Sunday, July 16, 2017

Dreams

When you are a little kid you are told that dream, that your dreams can come true. And while I can't say that the is a total lie, they don't tell you that most of your dreams will whither away into nothing or haunt you everyday.

There are man dreams that I know I have had that have just went along the way side, many of these are because there were nothing I could do or had the skills to do. Such as being a professional baseball player. While I was good at it, I just wasn't good enough. Well that could be said for many things in life, really never stopped me from trying though.

Then there are the dream that no matter what you do you can't shake them. Whether they be loves you are lost and so desperately wish that you hadn't or the dreams that you thought you could have fulfilled if only you had made a different choice. Hmm, guess that these could be one in the same sometimes. There are many unfulfilled dreams of mine where I look back and say WTF, why didn't you say or do this, why weren't you just a little more patient.

While I have always said that I don't really regret anything in my life there are things that I think I could have done differently. Would they have changed the outcome? That is a good question, one that I will never know the answer to, one that only fate will ever know. I suppose if I knew that the answer than I would have regrets; probably best I don't know.

Sometimes your dreams are for the one's you love. Those are the hardest dreams to make come true and the ones that can hurt the most. Even worst when a nightmare you had about someone you love comes true. These are the hardest dreams/nightmares to get over and to forget. You always want better the one's you love, and when you can help them achieve that it makes the hurt even harder to accept.

Dreams are the things that keep us going sometimes, I would never say don't dream. Just wish someone would have told me that dreams can hurt sometimes, and sometimes long after the dream has passed.

Monday, July 10, 2017

Trails of T1D

So my daughter started on her insulin pump a few weeks ago, it has been a learning experience. Most everything that we had learned in the 3 years since DX is out the window and we are learning new protocols, new routines, and new struggles.

While I believe in the long run that the pump will help Dakota with he some of the frustrations of living with diabetes, I also know that it rough and 12 year young lady that just wants to be normal. That wants to go do stuff like swimming and not have to think about how long she has been disconnected from something. That isn't subconscious of getting her finger poke and a shot given to her in at a table in a restaurant, or with the change to the pump a tube hanging from her side.

I can only imagine what she feels, at her age I was worrying the next baseball game, the next soccer game, or who was coming over to go swimming. Even in school I was never one that cared what people thought of me or cared if they thought I was weird. If they liked me for who was than great, if not than screw them. Sadly none of my kids really got that trait from me, my oldest is close but she still cares. But I did have friends that had those issues, some of them from my ballet days. But I still can only imagine how she feels.

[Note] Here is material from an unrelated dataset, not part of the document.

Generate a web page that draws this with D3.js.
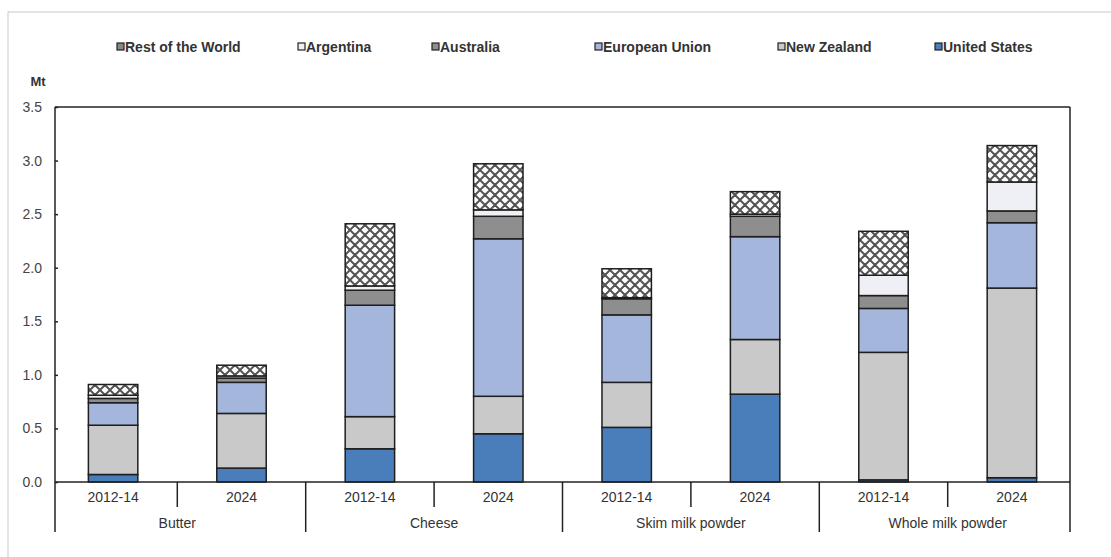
<!DOCTYPE html>
<html>
<head>
<meta charset="utf-8">
<script src="https://cdn.jsdelivr.net/npm/d3@7"></script>
<style>
body { margin: 0; background: #fff; }
svg { display: block; font-family: "Liberation Sans Narrow", "Liberation Sans", Arial, sans-serif; }
</style>
</head>
<body>
<svg></svg>
<script>
const width = 1111;
const height = 557;

const products = ['Butter', 'Cheese', 'Skim milk powder', 'Whole milk powder'];
const periods = ['2012-14', '2024'];
const series = ['United States', 'New Zealand', 'European Union', 'Australia', 'Argentina', 'Rest of the World'];
const legendOrder = ['Rest of the World', 'Argentina', 'Australia', 'European Union', 'New Zealand', 'United States'];
const yTicks = [0, 0.5, 1.0, 1.5, 2.0, 2.5, 3.0, 3.5];

// Mt, bars in order: Butter 2012-14, Butter 2024, Cheese ..., WMP 2024
const unitedStates = [0.07, 0.13, 0.31, 0.45, 0.51, 0.82, 0.02, 0.04];
const newZealand = [0.46, 0.51, 0.30, 0.35, 0.42, 0.51, 1.19, 1.77];
const europeanUnion = [0.21, 0.29, 1.04, 1.47, 0.63, 0.96, 0.41, 0.61];
const australia = [0.04, 0.04, 0.14, 0.21, 0.15, 0.19, 0.12, 0.11];
const argentina = [0.03, 0.02, 0.04, 0.06, 0.01, 0.02, 0.19, 0.27];
const restOfWorld = [0.10, 0.10, 0.58, 0.43, 0.27, 0.21, 0.41, 0.34];

const colors = {
	'United States': '#4a7ebb',
	'New Zealand': '#c9c9c9',
	'European Union': '#a4b6dc',
	'Australia': '#8e8e8e',
	'Argentina': '#eef0f5',
	'Rest of the World': 'url(#hatch)'
};

const rows = [];
products.forEach((p, pi) => {
	periods.forEach((per, ji) => {
		const i = pi * 2 + ji;
		rows.push({
			key: p + '|' + per,
			product: p,
			period: per,
			'United States': unitedStates[i],
			'New Zealand': newZealand[i],
			'European Union': europeanUnion[i],
			'Australia': australia[i],
			'Argentina': argentina[i],
			'Rest of the World': restOfWorld[i]
		});
	});
});

const plotLeft = 55, plotRight = 1070, plotTop = 107, zeroY = 482, plotBottom = 532;

const svg = d3.select('svg')
	.attr('width', width)
	.attr('height', height);

const defs = svg.append('defs');
const pat = defs.append('pattern')
	.attr('id', 'hatch')
	.attr('patternUnits', 'userSpaceOnUse')
	.attr('width', 10)
	.attr('height', 10);
pat.append('rect').attr('width', 10).attr('height', 10).attr('fill', '#fff');
pat.append('path')
	.attr('d', 'M0,0L10,10M10,0L0,10M-5,5L5,15M5,-5L15,5M5,15L15,5M-5,5L5,-5')
	.attr('stroke', '#555')
	.attr('stroke-width', 2);

// outer frame
svg.append('rect')
	.attr('x', 8).attr('y', 12)
	.attr('width', width).attr('height', height)
	.attr('fill', 'none')
	.attr('stroke', '#c8c8c8');

const x = d3.scaleBand()
	.domain(rows.map(d => d.key))
	.range([plotLeft, plotRight])
	.paddingInner(0.615)
	.paddingOuter(0.26);

const y = d3.scaleLinear()
	.domain([0, 3.5])
	.range([zeroY, plotTop]);

const stacked = d3.stack().keys(series)(rows);

svg.append('g')
	.selectAll('g')
	.data(stacked)
	.enter()
	.append('g')
	.attr('fill', d => colors[d.key])
	.selectAll('rect')
	.data(d => d)
	.enter()
	.append('rect')
	.attr('x', d => x(d.data.key))
	.attr('width', x.bandwidth())
	.attr('y', d => y(d[1]))
	.attr('height', d => y(d[0]) - y(d[1]))
	.attr('stroke', '#1e1e1e')
	.attr('stroke-width', 1.5);

// y axis
const yAxis = d3.axisLeft(y)
	.tickValues(yTicks)
	.tickFormat(d3.format('.1f'))
	.tickSize(-3)
	.tickPadding(13);
const ya = svg.append('g')
	.attr('transform', `translate(${plotLeft},0)`)
	.call(yAxis);
ya.select('.domain').remove();
ya.selectAll('line').attr('stroke', '#222').attr('stroke-width', 1.5);
ya.selectAll('text')
	.attr('font-size', 14)
	.attr('fill', '#444');

// frame lines
const frame = svg.append('g').attr('stroke', '#222').attr('stroke-width', 1.5);
frame.append('line').attr('x1', plotLeft).attr('x2', plotRight).attr('y1', plotTop).attr('y2', plotTop);
frame.append('line').attr('x1', plotLeft).attr('x2', plotLeft).attr('y1', plotTop).attr('y2', plotBottom);
frame.append('line').attr('x1', plotRight).attr('x2', plotRight).attr('y1', plotTop).attr('y2', plotBottom);
frame.append('line').attr('x1', plotLeft).attr('x2', plotRight).attr('y1', zeroY).attr('y2', zeroY);

// separators between bars
const step = x.step();
rows.forEach((d, i) => {
	if (i === 0) return;
	const sx = x(d.key) - step * x.paddingInner() / 2;
	const isGroup = i % 2 === 0;
	frame.append('line')
		.attr('x1', sx).attr('x2', sx)
		.attr('y1', zeroY)
		.attr('y2', isGroup ? plotBottom : plotBottom - 25);
});

// x labels
svg.append('g')
	.selectAll('text')
	.data(rows)
	.enter()
	.append('text')
	.attr('x', d => x(d.key) + x.bandwidth() / 2)
	.attr('y', 502)
	.attr('text-anchor', 'middle')
	.attr('font-size', 14)
	.attr('fill', '#333')
	.text(d => d.period);

svg.append('g')
	.selectAll('text')
	.data(products)
	.enter()
	.append('text')
	.attr('x', p => (x(p + '|2012-14') + x(p + '|2024') + x.bandwidth()) / 2)
	.attr('y', 528)
	.attr('text-anchor', 'middle')
	.attr('font-size', 14)
	.attr('fill', '#333')
	.text(p => p);

svg.append('text')
	.attr('x', 38).attr('y', 86)
	.attr('text-anchor', 'middle')
	.attr('font-size', 13)
	.attr('font-weight', 'bold')
	.attr('fill', '#333')
	.text('Mt');

// legend
const legendX = [117, 298, 432, 595, 778, 935];
const lg = svg.append('g')
	.selectAll('g')
	.data(legendOrder)
	.enter()
	.append('g')
	.attr('transform', (d, i) => `translate(${legendX[i]},48)`);
lg.append('rect')
	.attr('x', 0).attr('y', -5)
	.attr('width', 7).attr('height', 7)
	.attr('fill', d => d === 'Rest of the World' ? '#888' : colors[d])
	.attr('stroke', '#222')
	.attr('stroke-width', 1.2);
lg.append('text')
	.attr('x', 8).attr('y', 4)
	.attr('font-size', 14)
	.attr('font-weight', 'bold')
	.attr('fill', '#333')
	.text(d => d);
</script>
</body>
</html>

I know that she feel isolated right now, school is out, we just moved and because of the change to the pump and her moms schedule she has spent most of the summer with me. Hell he mom wont change her pump cause she is scared to it causes her to have to be stuck at my house even more.

I don't mind her being her, but with some of the problems we are having with the pump and the many night I only get a few hours sleep, and a crazy work schedule (made worst by the fact I am taking a small vacation so I can watch her at basketball camp) when I get home I am to tired to do anything. Its not fair to her. Hell while I know her mom loves her it starting to fell that she is limiting her time with her so she doesn't have to deal with it.

I am in  better spot than most people, I do have a support system that can watch after her at time. My mom take the brunt of that, she watchers her almost everyday. My girlfriend does as much as she can, and would do more if her schedule would allow. Though at time her personality doesn't empathize with my daughter, or anyone for that matter (that is a whole post in itself :) ). Nothing wrong with it, she is who she is, but when dealing with a 12 year pubescent I don't want to always deal with the fallout.

In the end all I have d it be there for Dakota, hope that I can help her navigate this horrible disease and this thing call life. I can also just hope that I can once in awhile get a decent night sleep.